**Stored data**
_____
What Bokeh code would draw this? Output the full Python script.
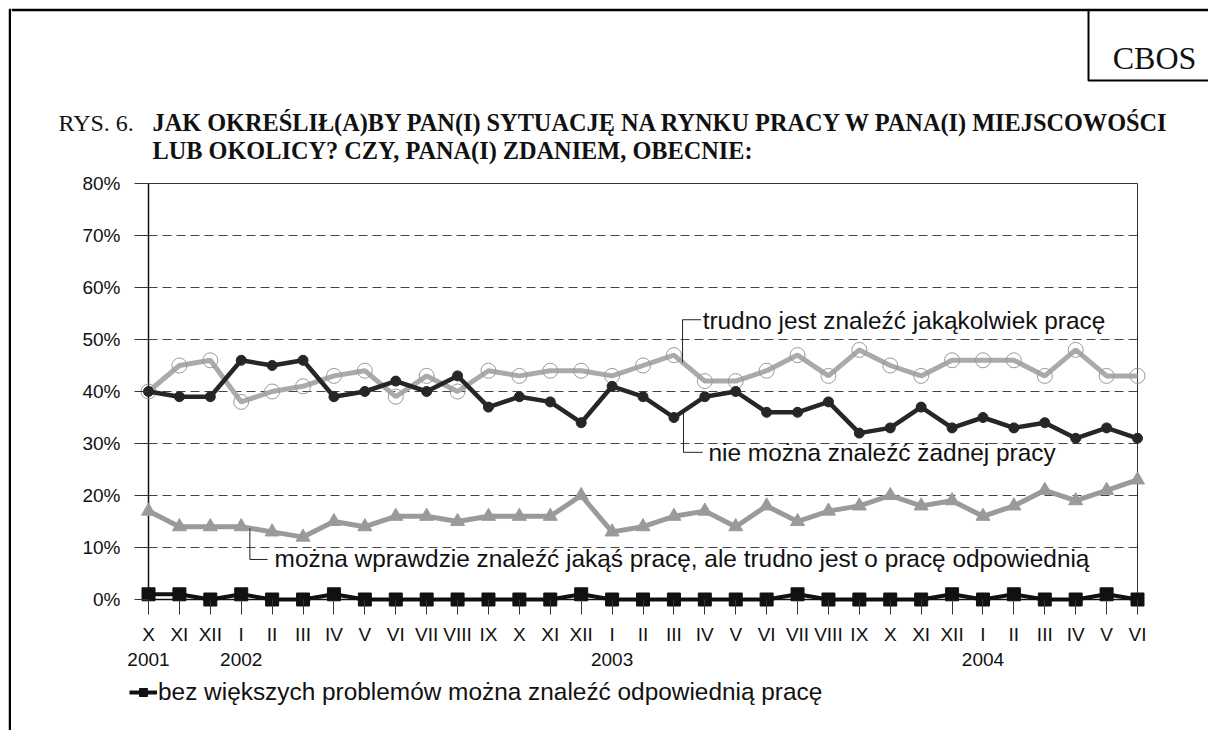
from bokeh.plotting import figure
from bokeh.layouts import row, column
from bokeh.models import (FixedTicker, PrintfTickFormatter, Range1d, Label,
                          Legend, LegendItem)
from bokeh.core.properties import value
from bokeh.embed import file_html
from bokeh.resources import INLINE

# ---------------- data ----------------
months = ["X", "XI", "XII", "I", "II", "III", "IV", "V", "VI", "VII", "VIII", "IX",
          "X", "XI", "XII", "I", "II", "III", "IV", "V", "VI", "VII", "VIII", "IX",
          "X", "XI", "XII", "I", "II", "III", "IV", "V", "VI"]
year_at = {0: "2001", 3: "2002", 15: "2003", 27: "2004"}

trudno = [40, 45, 46, 38, 40, 41, 43, 44, 39, 43, 40, 44, 43, 44, 44, 43, 45,
          47, 42, 42, 44, 47, 43, 48, 45, 43, 46, 46, 46, 43, 48, 43, 43]
nie_mozna = [40, 39, 39, 46, 45, 46, 39, 40, 42, 40, 43, 37, 39, 38, 34, 41, 39,
             35, 39, 40, 36, 36, 38, 32, 33, 37, 33, 35, 33, 34, 31, 33, 31]
wprawdzie = [17, 14, 14, 14, 13, 12, 15, 14, 16, 16, 15, 16, 16, 16, 20, 13, 14,
             16, 17, 14, 18, 15, 17, 18, 20, 18, 19, 16, 18, 21, 19, 21, 23]
bez_problemow = [1, 1, 0, 1, 0, 0, 1, 0, 0, 0, 0, 0, 0, 0, 1, 0, 0,
                 0, 0, 0, 0, 1, 0, 0, 0, 0, 1, 0, 1, 0, 0, 1, 0]
y_ticks = [0, 10, 20, 30, 40, 50, 60, 70, 80]

title_prefix = "RYS. 6."
title_line1 = "JAK OKREŚLIŁ(A)BY PAN(I) SYTUACJĘ NA RYNKU PRACY W PANA(I) MIEJSCOWOŚCI"
title_line2 = "LUB OKOLICY? CZY, PANA(I) ZDANIEM, OBECNIE:"
brand = "CBOS"
lbl_trudno = "trudno jest znaleźć jakąkolwiek pracę"
lbl_nie = "nie można znaleźć żadnej pracy"
lbl_wpr = "można wprawdzie znaleźć jakąś pracę, ale trudno jest o pracę odpowiednią"
lbl_bez = "bez większych problemów można znaleźć odpowiednią pracę"

x = list(range(len(months)))
n_last = len(months) - 1

SANS = "Liberation Sans"
SERIF = "Liberation Serif"
INK = "#111111"

# ---------------- page geometry (page px) ----------------
TOTAL_W, TOTAL_H = 1208, 730
STRIP_W = 11
HEADER_H = 168
MAIN_BOTTOM = 676
FRAME_L, FRAME_R, FRAME_T, FRAME_B = 134, 1151, 178, 614  # main frame incl. pad
PX_PER_IDX = (1137 - 148) / 32.0
PX_PER_PCT = (599 - 183) / 80.0


def no_align(f):
    try:
        f.frame_align = False
    except Exception:
        pass
    return f


def canvas_fig(x0, y0, w, h):
    f = figure(width=w, height=h, x_range=Range1d(x0, x0 + w),
               y_range=Range1d(y0 + h, y0), output_backend="svg",
               toolbar_location=None, x_axis_location=None, y_axis_location=None,
               min_border=0)
    f.outline_line_color = None
    f.grid.grid_line_color = None
    f.background_fill_color = "white"
    f.border_fill_color = "white"
    return no_align(f)


# ---------------- left page border strip ----------------
strip = canvas_fig(0, 0, STRIP_W, TOTAL_H)
strip.line([9.5, 9.5], [9, TOTAL_H], line_color="black", line_width=2.5)
strip.line([8.5, STRIP_W], [9.5, 9.5], line_color="black", line_width=2.5)

# ---------------- header ----------------
header = canvas_fig(STRIP_W, 0, TOTAL_W - STRIP_W, HEADER_H)
header.line([STRIP_W, TOTAL_W], [9.5, 9.5], line_color="black", line_width=2.5)
header.line([1088, 1088, TOTAL_W], [9, 80, 80], line_color="black", line_width=2)
header.text(x=[1154], y=[57], text=[brand], text_font=value(SERIF),
            text_font_size="32px", text_color=INK, text_align="center",
            text_baseline="alphabetic")
header.text(x=[58], y=[122], text=[title_prefix], text_font=value(SERIF),
            text_font_size="24px", text_color=INK, text_baseline="alphabetic")
header.text(x=[152, 152], y=[122, 150], text=[title_line1, title_line2],
            text_font=value(SERIF), text_font_size="24.3px", text_font_style="bold",
            text_color=INK, text_baseline="alphabetic")

# ---------------- main chart ----------------
main_w = TOTAL_W - STRIP_W
main_h = MAIN_BOTTOM - HEADER_H
pad_l = (148 - FRAME_L) / PX_PER_IDX
pad_r = (FRAME_R - 1137) / PX_PER_IDX
p = figure(width=main_w, height=main_h, output_backend="svg", toolbar_location=None,
           x_range=Range1d(-pad_l, n_last + pad_r),
           y_range=Range1d(-(FRAME_B - 599) / PX_PER_PCT, 80 + (183 - FRAME_T) / PX_PER_PCT),
           min_border_left=FRAME_L - STRIP_W, min_border_right=TOTAL_W - FRAME_R,
           min_border_top=FRAME_T - HEADER_H, min_border_bottom=MAIN_BOTTOM - FRAME_B)
no_align(p)
p.background_fill_color = "white"
p.border_fill_color = "white"
p.outline_line_color = None
p.xgrid.grid_line_color = None
p.ygrid.grid_line_color = None

p.xaxis.ticker = FixedTicker(ticks=x)
p.xaxis.major_label_overrides = {
    i: (m + "\n" + year_at[i]) if i in year_at else m for i, m in enumerate(months)}
p.yaxis.ticker = FixedTicker(ticks=y_ticks)
p.yaxis.formatter = PrintfTickFormatter(format="%d%%")
for ax in (p.xaxis[0], p.yaxis[0]):
    ax.axis_line_color = None
    ax.major_tick_line_color = "#333333"
    ax.major_tick_line_width = 1
    ax.major_tick_out = 0
    ax.minor_tick_line_color = None
    ax.major_label_text_font = SANS
    ax.major_label_text_font_size = "19px"
    ax.major_label_text_color = INK
p.xaxis.major_tick_in = FRAME_B - 599
p.yaxis.major_tick_in = 148 - FRAME_L
p.xaxis.major_label_standoff = 9
p.yaxis.major_label_standoff = 14

# dashed gridlines inside the chart box
inner = y_ticks[1:-1]
p.segment(x0=[0] * len(inner), x1=[n_last] * len(inner), y0=inner, y1=inner,
          line_color="#444444", line_width=1, line_dash="9 5")
# chart box: top/right thin, left/bottom axes
p.line([0, n_last, n_last], [y_ticks[-1], y_ticks[-1], 0], line_color="#333333", line_width=1)
p.line([0, 0, n_last], [y_ticks[-1], 0, 0], line_color="#111111", line_width=1.5)

# series
p.line(x, trudno, line_color="#aaaaaa", line_width=5)
p.scatter(x, trudno, marker="circle", size=15, fill_color=None,
          line_color="#9a9a9a", line_width=1)

p.line(x, nie_mozna, line_color="#262626", line_width=4.5)
p.scatter(x, nie_mozna, marker="circle", size=10, fill_color="#262626",
          line_color="#262626")

p.line(x, wprawdzie, line_color="#9a9a9a", line_width=5)
p.scatter(x, wprawdzie, marker="triangle", size=14, fill_color="#9a9a9a",
          line_color="#9a9a9a")

p.line(x, bez_problemow, line_color="#111111", line_width=4)
p.scatter(x, bez_problemow, marker="square", size=13, fill_color="#111111",
          line_color="#111111")

# leader lines + series labels
p.line([17.28, 17.28, 17.88], [45.6, 53.8, 53.8], line_color="#222222", line_width=1)
p.line([17.31, 17.31, 17.93], [36.2, 28.3, 28.3], line_color="#222222", line_width=1)
p.line([3.28, 3.28, 3.85], [13.7, 7.7, 7.7], line_color="#222222", line_width=1)
for tx, ty, t in [(17.93, 53.6, lbl_trudno), (18.12, 28.3, lbl_nie), (4.08, 7.8, lbl_wpr)]:
    p.add_layout(Label(x=tx, y=ty, text=t, text_font=SANS, text_font_size="24.4px",
                       text_color=INK, text_baseline="middle", text_align="left"))

# ---------------- footer with legend ----------------
footer_h = TOTAL_H - MAIN_BOTTOM
footer = canvas_fig(STRIP_W, MAIN_BOTTOM, TOTAL_W - STRIP_W, footer_h)
# legend proxies: same series, lying outside this strip's visible range
lg_line = footer.line(x, bez_problemow, line_color="#111111", line_width=4)
lg_mark = footer.scatter(x, bez_problemow, marker="square", size=13,
                         fill_color="#111111", line_color="#111111")
legend = Legend(items=[LegendItem(label=lbl_bez, renderers=[lg_line, lg_mark])],
                location=(129 - STRIP_W, TOTAL_H - 706))
legend.background_fill_color = None
legend.border_line_color = None
legend.padding = 0
legend.margin = 0
legend.spacing = 0
legend.glyph_width = 28
legend.glyph_height = 20
legend.label_standoff = 1
legend.label_text_font = SANS
legend.label_text_font_size = "24.4px"
legend.label_text_color = INK
footer.add_layout(legend)

layout = row(strip, column(header, p, footer))
open("out.html", "w").write(file_html(layout, INLINE))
_____
Leave out the pictures and restate, word for word, the lines from the top of the data through the line containing "from bokeh.resources import INLINE", both included.

**Complete output**
What Bokeh code would draw this? Output the full Python script.
from bokeh.plotting import figure
from bokeh.layouts import row, column
from bokeh.models import (FixedTicker, PrintfTickFormatter, Range1d, Label,
                          Legend, LegendItem)
from bokeh.core.properties import value
from bokeh.embed import file_html
from bokeh.resources import INLINE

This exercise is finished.